As an example, currently we use very high performance NVMes in almost all of our converged Ceph and OpenStack clusters. The raw IOPS can only be described as stunning. They are extremely fast, much faster than almost anything you can throw at it. See the specs below:
When we introduce Ceph as the HA storage backend, as many of you know, this places quite a bit of software between the CPUs and the Storage. While brilliant in stability, scaling, data integrity, and the list goes on, one thing Ceph isn’t brilliant with – giving the CPU access to all those IOPS.

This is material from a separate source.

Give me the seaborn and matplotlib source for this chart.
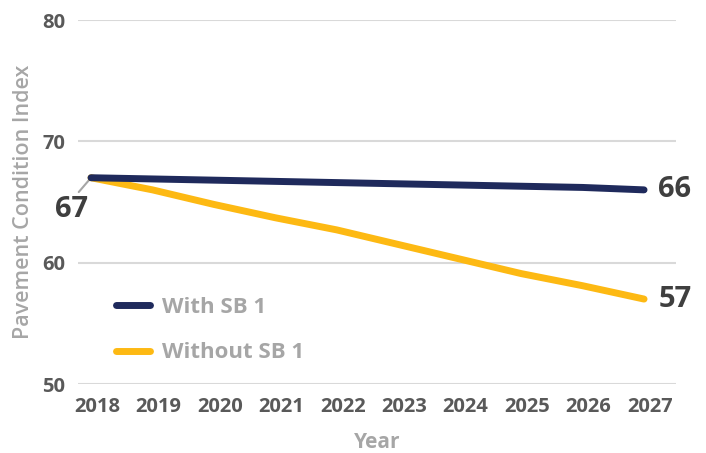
import matplotlib
matplotlib.use("Agg")
import matplotlib.pyplot as plt
import matplotlib.transforms as mtransforms
from matplotlib.lines import Line2D
import seaborn as sns
import pandas as pd

years = [2018, 2019, 2020, 2021, 2022, 2023, 2024, 2025, 2026, 2027]
with_sb1 = [67.0, 66.9, 66.8, 66.7, 66.6, 66.5, 66.4, 66.3, 66.2, 66.0]
without_sb1 = [67.0, 66.0, 64.8, 63.7, 62.7, 61.5, 60.3, 59.1, 58.1, 57.0]
series_names = ["With SB 1", "Without SB 1"]
colors = ["#1f2a5c", "#fdb913"]
y_ticks = [50, 60, 70, 80]

df = pd.DataFrame({
    "Year": years * 2,
    "PCI": with_sb1 + without_sb1,
    "Series": [series_names[0]] * len(years) + [series_names[1]] * len(years),
})

sns.set_theme(style="white")
plt.rcParams["font.family"] = ["Open Sans", "DejaVu Sans"]

W, H = 706, 453
fig = plt.figure(figsize=(W / 100, H / 100), dpi=100)
ax = fig.add_axes([78 / W, 1 - 384 / H, (676 - 78) / W, (384 - 20) / H])

sns.lineplot(data=df, x="Year", y="PCI", hue="Series", hue_order=[series_names[1], series_names[0]],
             palette={series_names[0]: colors[0], series_names[1]: colors[1]},
             linewidth=5, solid_capstyle="round", ax=ax, legend=False)

ax.set_xlim(2017.788, 2027.52)
ax.set_ylim(50, 80)
ax.set_yticks(y_ticks)
ax.set_xticks(years)
ax.set_xticklabels([str(y) for y in years])
ax.grid(axis="y", color="#d9d9d9", linewidth=1.5)
ax.grid(axis="x", visible=False)
ax.set_axisbelow(True)
for s in ax.spines.values():
    s.set_visible(False)
ax.tick_params(axis="both", length=0, labelsize=14.5, labelcolor="#595959")
for lbl in ax.get_xticklabels() + ax.get_yticklabels():
    lbl.set_fontweight("bold")
ax.tick_params(axis="x", pad=9.5)
ax.tick_params(axis="y", pad=9)
offset = mtransforms.ScaledTranslation(6 / 100, 0, fig.dpi_scale_trans)
for lbl in ax.get_xticklabels():
    lbl.set_transform(lbl.get_transform() + offset)

ax.set_xlabel("Year", fontsize=15, color="#a6a6a6", fontweight="bold", labelpad=11)
ax.set_ylabel("Pavement Condition Index", fontsize=15.5, color="#a6a6a6", fontweight="semibold", labelpad=6)

# value labels
ax.plot([years[0], 2017.80], [without_sb1[0], 65.82], color="#a6a6a6", lw=1.5, clip_on=False, zorder=1)
ax.text(2017.69, 64.35, f"{with_sb1[0]:.0f}", fontsize=21, fontweight="bold", color="#3f3f3f",
        ha="center", va="center", clip_on=False)
ax.text(years[-1] + 0.23, with_sb1[-1], f"{with_sb1[-1]:.0f}", fontsize=21, fontweight="bold",
        color="#3f3f3f", ha="left", va="center", clip_on=False)
ax.text(years[-1] + 0.23, without_sb1[-1], f"{without_sb1[-1]:.0f}", fontsize=21, fontweight="bold",
        color="#3f3f3f", ha="left", va="center", clip_on=False)

# legend
handles = [Line2D([0], [0], color=colors[0], lw=5, solid_capstyle="round"),
           Line2D([0], [0], color=colors[1], lw=5, solid_capstyle="round")]
leg = fig.legend(handles, series_names, loc="upper left", bbox_to_anchor=(116 / W, 1 - 297 / H),
                 bbox_transform=fig.transFigure, frameon=False, borderpad=0, borderaxespad=0,
                 handlelength=1.55, labelspacing=1.1, handletextpad=0.5,
                 prop={"size": 16, "weight": "bold"})
for t in leg.get_texts():
    t.set_color("#a6a6a6")

fig.savefig("out.png", dpi=100)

There are many reasons for this, both “on server” and in the network, but the net effect is after all of the things that Ceph has to do, the performance appears to be roughly on the scale of 1/10 of what the gear can actually do. Once we connect in from a VM to a very lightly loaded Ceph NVMe Cluster, this is what we see for Reads, for example.
For sure some modifications and tweaks can bring those numbers up. But it is so far different from what the gear can do, we evaluated this against other potential solutions. In particular, when you look at what NVMe over Fabric can do, it hands a very complex problem to the Ceph wizards.
For all of the team working on Ceph Crimson, we are all very excited and ready to help in any way we can.